La frase che leggete nel titolo non è altro che il primo verso del sonetto introduttivo al Canzoniere del poeta Francesco Petrarca, una raccolta datata nell’anno 1350, anno posteriore alla morte della sua adorata Laura, un’amore mai corrisposto, considerato da lui come un errore di gioventù superato, finalmente, con l’avanzare dell’età matura.Andiamo ad analizzare quindi il proemio per poter trarre una conclusione più esaustiva sul significato.
Testo e parafrasi del sonetto proemiale
Per poter capire meglio il significato del proemio occorre tradurre in prosa i versi di Petrarca:
Voi ch’ascoltate in rime sparse il suono
di quei sospiri ond’io nudriva ’l core
in sul mio primo giovenile errore
quand’era in parte altr’uom da quel ch’i’ sono,
del vario stile in ch’io piango et ragiono
fra le vane speranze e ’l van dolore,
ove sia chi per prova intenda amore,
spero trovar pietà, nonché perdono.
Ma ben veggio or sì come al popol tutto
favola fui gran tempo, onde sovente
di me medesmo meco mi vergogno;
et del mio vaneggiar vergogna è ’l frutto,
e ’l pentersi, e ’l conoscer chiaramente
che quanto piace al mondo è breve sogno.
Parafrasi
Voi (i lettori) che in questi versi in rima udite il suono dei miei sospiri d’amore, dei quali il mio cuore si nutriva in gioventù, quando ancora non avevo raggiunto la maturità e non ero l’uomo che sono adesso; se avete fatto esperienza di questo tipo di dolore, certo capirete il mio e proverete pietà per me oltre che perdono, per le parole dolenti che utilizzo mentre ancora piango disperato.
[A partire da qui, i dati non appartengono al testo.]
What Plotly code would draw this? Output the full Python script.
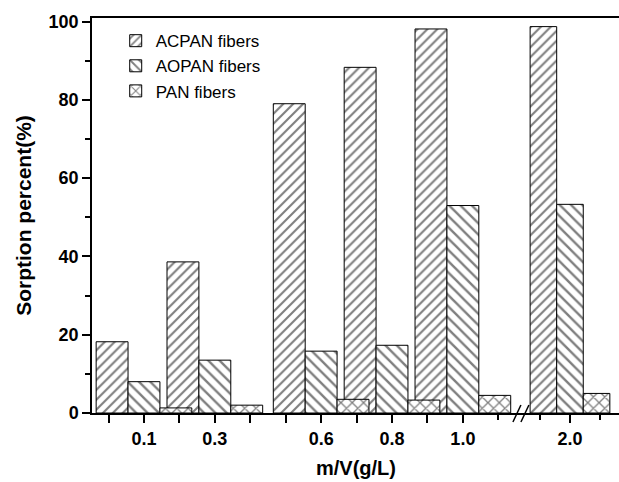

Ora capisco benissimo del motivo per cui tutti mi deridevano un tempo, e me ne vergogno tantissimo; il risultato del mio amore infelice è stata solo la vergogna dell’aver capito troppo tardi che tutto ciò che si ama (se non corrisposto) è solo un momento passeggero (o sogno fugace).
Analisi del sonetto
Si tratta di un sonetto con una metratura piuttosto particolare in cui le due quartine iniziali sono un’esortazione verso i lettori avere il suo dolore giovanile per un amore non corrisposto che viene retto infine dal verbo “spero trovar”. Con questa arringa Petrarca spera che, tra coloro che leggeranno la sua raccolta, ci sia qualcuno in grado di capire il dolore provato a causa di un amore non corrisposto verso una donna, una tematica piuttosto comune allo Stilnovo, fondato dal suo precursore Dante Alighieri. A differenza di quest’ultimo, però, Petrarca riconosce di aver rinunciato a gran parte del suo tempo per migliorare intellettualmente e chiede perdono in anticipo al lettore per i lamenti continui durante la lettura dell’intera opera.Il sonetto finale, dedicato alla sua devozione per la Vergine Maria, infatti si ricollega a questo proemio e soprattutto alla ragione per cui definisce la stessa Laura come un corpo mortale e “terreno” che ha provocato solamente sofferenze e che lo ha illuso.